Temperature and cooking time is controlled by moving the grid up or down through several grid positions. The grid is spring-loaded or counter balanced for convenient up or down adjustment. The grid also rolls in and out for easy loading and is removable for fast clean-up. Each deck of the broiler typically has separate temperature controls, usually with high-low or high-medium-low settings. This varies depending on the manufacturer and the type of fuel powering the broiler.
Drip shields are located below the grids and move with the grid to collect grease and food particles. V-shaped channels deposit the liquid residue in a drip pan for disposal.
Over-fired broilers are usually installed on stainless steel counters and are available as single and double-decked modular units. They can also be mounted on a one-pan oven base, convection oven base, or a storage cabinet base. In fact, some combinations of single gas broiler decks have storage cabinets below and a finishing oven above the broiler deck.
The waste heat generated by gas burners is sometimes used in the finishing oven cavity. This is an effective method of saving energy by recycling heat that would otherwise go unused.
These broilers have a moving roller mechanism that rolls the food back and forth over the heat source.
Under-fired broilers or charbroilers are typically medium to heavy-duty units. They have the ability to cook large quantities of food by exposure to radiant energy produced by heating elements located below the grid. Charbroilers are available in countertop, cabinet base, or stainless steel frame models.
Charbroilers cook food much like an outdoor barbecue grill. Food is placed on a cast iron grate above the heat source, and cooking occurs primarily from radiant heat and conduction by the grate. The energy source may be electricity, gas, wood, or charcoal. As the food cooks, fats or marinades drip onto the coals or ceramics producing smoke. The smoke produces the characteristic charred flavor, while the hot grates create the strip marks that are typical on charbroiled foods.
There are two types of under-fired charbroilers. One type allows the radiant heat source to heat a radiant to a cherry red color. The radiant, in turn, broils the food product. The other type of charbroiler uses a heating source above or below to heat lava rocks or ceramic briquettes. The rocks or briquettes distribute the heat more evenly than the heat source alone. Some manufacturers use both methods to increase efficiency and reduce preheat times.
The broiler grate is adjustable to both level and tilted positions.
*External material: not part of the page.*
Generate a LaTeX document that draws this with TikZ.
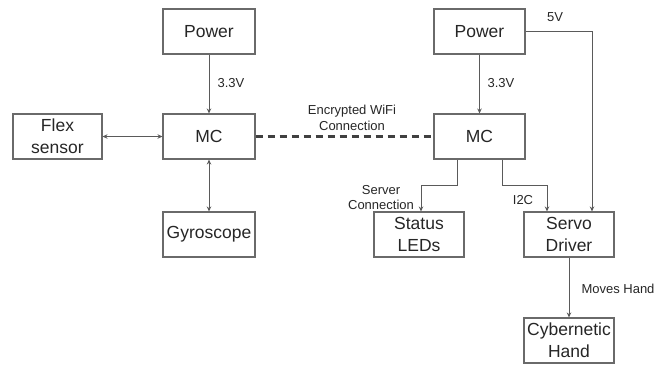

Typically, the charbroiler is designed for the rear two-thirds of the grate to be hotter than the front section. Many models also have grease troughs fastened to each blade in the top grates to channel excess fat runoff and reduce flaming. Excess residual fat drains into a large grease drawer in a cool zone for disposal.
A charbroiler, like an open range-top burner, consumes energy at a constant rate, which depends on the temperature control setting. Because the charbroiler has a significant thermal mass of heating material that requires preheating and retains heat, the unit cannot be turned “on” and “off” quickly on demand.
Maintenance costs for a charbroiler are typically higher that any other broiler types. This is partly because the heating radiants below the open cooking grates are exposed to any materials falling through the radiants.